>> begin Collected material

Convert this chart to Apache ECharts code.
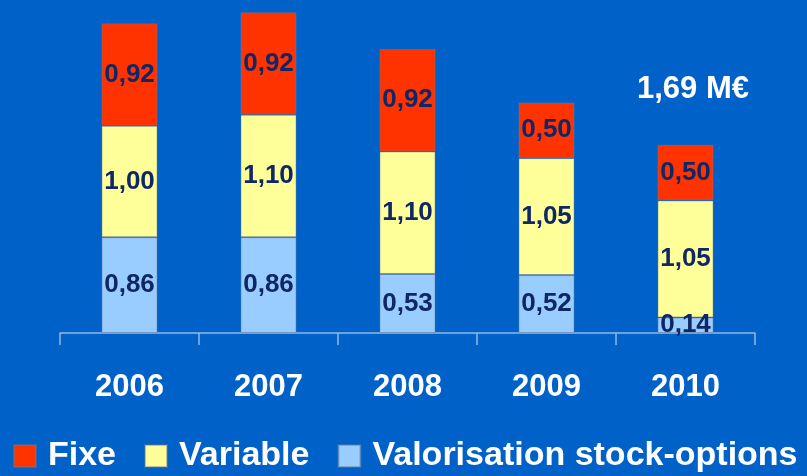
<!DOCTYPE html>
<html>
<head>
<meta charset="utf-8">
<script src="https://cdn.jsdelivr.net/npm/echarts@6/dist/echarts.min.js"></script>
<style>
  html, body { margin: 0; padding: 0; background: #0062c9; }
  #main { width: 807px; height: 476px; }
</style>
</head>
<body>
<div id="main"></div>
<script>
// données (M€)
var years = ['2006', '2007', '2008', '2009', '2010'];
var fixe = [0.92, 0.92, 0.92, 0.50, 0.50];
var variable = [1.00, 1.10, 1.10, 1.05, 1.05];
var stockOptions = [0.86, 0.86, 0.53, 0.52, 0.14];
var seriesNames = ['Fixe', 'Variable', 'Valorisation stock-options'];
var totalNote = '1,69 M€';

var font = "'Liberation Sans', Arial, sans-serif";
var labelColor = '#0f2766';

function fmt(v) {
    return v.toFixed(2).replace('.', ',');
}

function barSeries(name, data, color) {
    return {
        name: name,
        type: 'bar',
        stack: 'total',
        barWidth: 56,
        data: data,
        itemStyle: { color: color, borderColor: 'rgba(110,120,140,0.45)', borderWidth: 1 },
        label: {
            show: true,
            position: 'inside',
            color: labelColor,
            fontFamily: font,
            fontWeight: 'bold',
            fontSize: 26,
            formatter: function (p) { return fmt(p.value); }
        }
    };
}

var myChart = echarts.init(document.getElementById('main'));
myChart.setOption({
    backgroundColor: '#0062c9',
    animation: false,
    grid: { left: 60, right: 52, top: 10, bottom: 143 },
    xAxis: {
        type: 'category',
        data: years,
        axisLine: { lineStyle: { color: '#93b6e6', width: 1.5 } },
        axisTick: { show: true, length: 12, lineStyle: { color: '#93b6e6', width: 1.5 } },
        axisLabel: {
            color: '#ffffff',
            fontFamily: font,
            fontWeight: 'bold',
            fontSize: 31,
            margin: 39
        }
    },
    yAxis: {
        type: 'value',
        min: 0,
        max: 2.9,
        show: false,
        splitLine: { show: false }
    },
    legend: {
        left: 13,
        top: 439,
        itemWidth: 22,
        itemHeight: 22,
        itemGap: 28,
        icon: 'rect',
        padding: 0,
        textStyle: {
            color: '#ffffff',
            fontFamily: font,
            fontWeight: 'bold',
            fontSize: 34,
            padding: [0, 0, 0, 7]
        },
        data: seriesNames
    },
    graphic: [{
        type: 'text',
        left: 637,
        top: 74,
        style: {
            text: totalNote,
            fill: '#ffffff',
            font: 'bold 31px ' + font
        }
    }],
    series: [
        barSeries(seriesNames[2], stockOptions, '#99ccff'),
        barSeries(seriesNames[1], variable, '#ffff99'),
        barSeries(seriesNames[0], fixe, '#ff3300')
    ]
});
</script>
</body>
</html>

>> end Collected material

▸ **Challenge**: Without the pictures, copy the material exactly as given.

▸ **Solution to this task**:
Convert this chart to Apache ECharts code.
<!DOCTYPE html>
<html>
<head>
<meta charset="utf-8">
<script src="https://cdn.jsdelivr.net/npm/echarts@6/dist/echarts.min.js"></script>
<style>
  html, body { margin: 0; padding: 0; background: #0062c9; }
  #main { width: 807px; height: 476px; }
</style>
</head>
<body>
<div id="main"></div>
<script>
// données (M€)
var years = ['2006', '2007', '2008', '2009', '2010'];
var fixe = [0.92, 0.92, 0.92, 0.50, 0.50];
var variable = [1.00, 1.10, 1.10, 1.05, 1.05];
var stockOptions = [0.86, 0.86, 0.53, 0.52, 0.14];
var seriesNames = ['Fixe', 'Variable', 'Valorisation stock-options'];
var totalNote = '1,69 M€';

var font = "'Liberation Sans', Arial, sans-serif";
var labelColor = '#0f2766';

function fmt(v) {
    return v.toFixed(2).replace('.', ',');
}

function barSeries(name, data, color) {
    return {
        name: name,
        type: 'bar',
        stack: 'total',
        barWidth: 56,
        data: data,
        itemStyle: { color: color, borderColor: 'rgba(110,120,140,0.45)', borderWidth: 1 },
        label: {
            show: true,
            position: 'inside',
            color: labelColor,
            fontFamily: font,
            fontWeight: 'bold',
            fontSize: 26,
            formatter: function (p) { return fmt(p.value); }
        }
    };
}

var myChart = echarts.init(document.getElementById('main'));
myChart.setOption({
    backgroundColor: '#0062c9',
    animation: false,
    grid: { left: 60, right: 52, top: 10, bottom: 143 },
    xAxis: {
        type: 'category',
        data: years,
        axisLine: { lineStyle: { color: '#93b6e6', width: 1.5 } },
        axisTick: { show: true, length: 12, lineStyle: { color: '#93b6e6', width: 1.5 } },
        axisLabel: {
            color: '#ffffff',
            fontFamily: font,
            fontWeight: 'bold',
            fontSize: 31,
            margin: 39
        }
    },
    yAxis: {
        type: 'value',
        min: 0,
        max: 2.9,
        show: false,
        splitLine: { show: false }
    },
    legend: {
        left: 13,
        top: 439,
        itemWidth: 22,
        itemHeight: 22,
        itemGap: 28,
        icon: 'rect',
        padding: 0,
        textStyle: {
            color: '#ffffff',
            fontFamily: font,
            fontWeight: 'bold',
            fontSize: 34,
            padding: [0, 0, 0, 7]
        },
        data: seriesNames
    },
    graphic: [{
        type: 'text',
        left: 637,
        top: 74,
        style: {
            text: totalNote,
            fill: '#ffffff',
            font: 'bold 31px ' + font
        }
    }],
    series: [
        barSeries(seriesNames[2], stockOptions, '#99ccff'),
        barSeries(seriesNames[1], variable, '#ffff99'),
        barSeries(seriesNames[0], fixe, '#ff3300')
    ]
});
</script>
</body>
</html>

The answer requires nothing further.